Write out the listing, please, but only from its first line through the line containing "ax.set_facecolor('#C0C0C0')", exactly as given and without pictures.

━━ DATA

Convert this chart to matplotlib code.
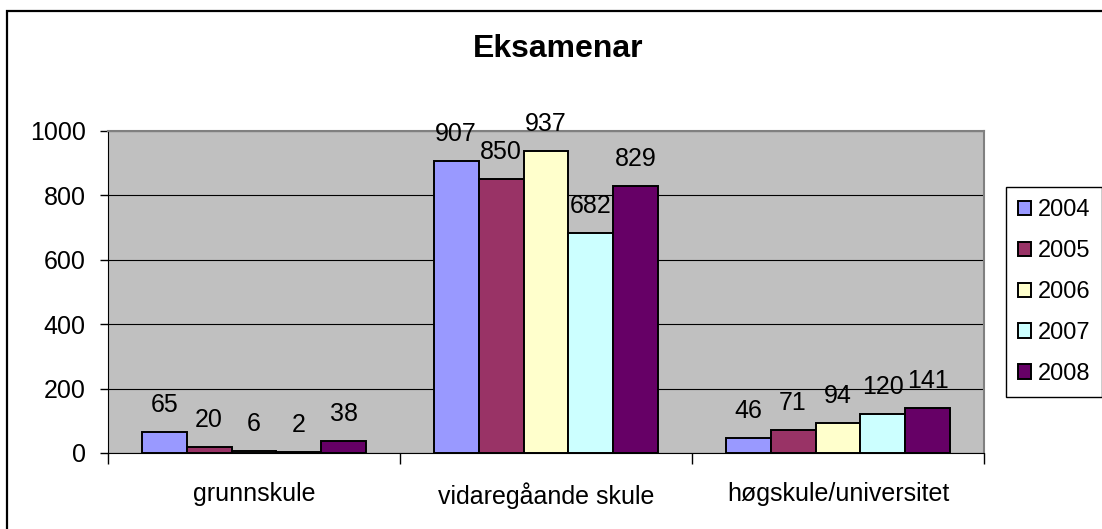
import matplotlib
matplotlib.use('Agg')
import matplotlib.pyplot as plt
import matplotlib.patches as mpatches
import numpy as np

categories = ['grunnskule', 'vidaregåande skule', 'høgskule/universitet']
years = ['2004', '2005', '2006', '2007', '2008']
v2004 = [65, 907, 46]
v2005 = [20, 850, 71]
v2006 = [6, 937, 94]
v2007 = [2, 682, 120]
v2008 = [38, 829, 141]
colors = ['#9999FF', '#993366', '#FFFFCC', '#CCFFFF', '#660066']

plt.rcParams['font.family'] = ['Liberation Sans', 'DejaVu Sans']

fig = plt.figure(figsize=(11.02, 5.29), dpi=100)
ax = fig.add_axes([108/1102, 1-453/529, (984-108)/1102, (453-131)/529])
ax.set_facecolor('#C0C0C0')

series = [v2004, v2005, v2006, v2007, v2008]
x = np.arange(len(categories))
w = 1/6.5
for i, vals in enumerate(series):
    pos = x - 2.5*w + (i + 0.5)*w
    ax.bar(pos, vals, width=w, color=colors[i], edgecolor='black',
           linewidth=1.4, label=years[i], zorder=3)
    for xp, v in zip(pos, vals):
        ax.annotate(str(v), (xp, v), xytext=(0, 20), textcoords='offset pixels',
                    ha='center', va='baseline', fontsize=18, zorder=4)

ax.set_xlim(-0.5, 2.5)
ax.set_ylim(0, 1000)
ax.set_yticks([0, 200, 400, 600, 800, 1000])
ax.tick_params(axis='y', labelsize=18, length=6, width=1, direction='out', pad=10)
ax.set_xticks(x)
ax.set_xticklabels(categories)
ax.tick_params(axis='x', which='major', length=0, labelsize=18, pad=21)
ax.set_xticks([-0.5, 0.5, 1.5, 2.5], minor=True)
ax.tick_params(axis='x', which='minor', length=8, width=1, direction='out')
ax.yaxis.grid(True, color='black', linewidth=0.8)
ax.set_axisbelow(True)
ax.spines['top'].set_color('#808080')
ax.spines['right'].set_color('#808080')
ax.spines['top'].set_linewidth(1.5)
ax.spines['right'].set_linewidth(1.5)

fig.text(558/1102, 1-49/529, 'Eksamenar', ha='center', va='center',
         fontsize=23, fontweight='bold')

leg = ax.legend(loc='center left', bbox_to_anchor=(1006/1102, 1-292/529),
                bbox_transform=fig.transFigure, fontsize=17, frameon=True,
                fancybox=False, edgecolor='black', framealpha=1,
                handlelength=0.55, handleheight=0.55, handletextpad=0.3,
                labelspacing=0.8, borderpad=0.5, borderaxespad=0)
leg.get_frame().set_linewidth(1)

fig.patches.append(mpatches.Rectangle((7/1102, -0.1), 1.2, (529-11)/529 + 0.1,
                                      transform=fig.transFigure, fill=False,
                                      edgecolor='black', linewidth=1.6))

fig.savefig('out.png', dpi=100)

━━━━

TASK SOLUTION:
Convert this chart to matplotlib code.
import matplotlib
matplotlib.use('Agg')
import matplotlib.pyplot as plt
import matplotlib.patches as mpatches
import numpy as np

categories = ['grunnskule', 'vidaregåande skule', 'høgskule/universitet']
years = ['2004', '2005', '2006', '2007', '2008']
v2004 = [65, 907, 46]
v2005 = [20, 850, 71]
v2006 = [6, 937, 94]
v2007 = [2, 682, 120]
v2008 = [38, 829, 141]
colors = ['#9999FF', '#993366', '#FFFFCC', '#CCFFFF', '#660066']

plt.rcParams['font.family'] = ['Liberation Sans', 'DejaVu Sans']

fig = plt.figure(figsize=(11.02, 5.29), dpi=100)
ax = fig.add_axes([108/1102, 1-453/529, (984-108)/1102, (453-131)/529])
ax.set_facecolor('#C0C0C0')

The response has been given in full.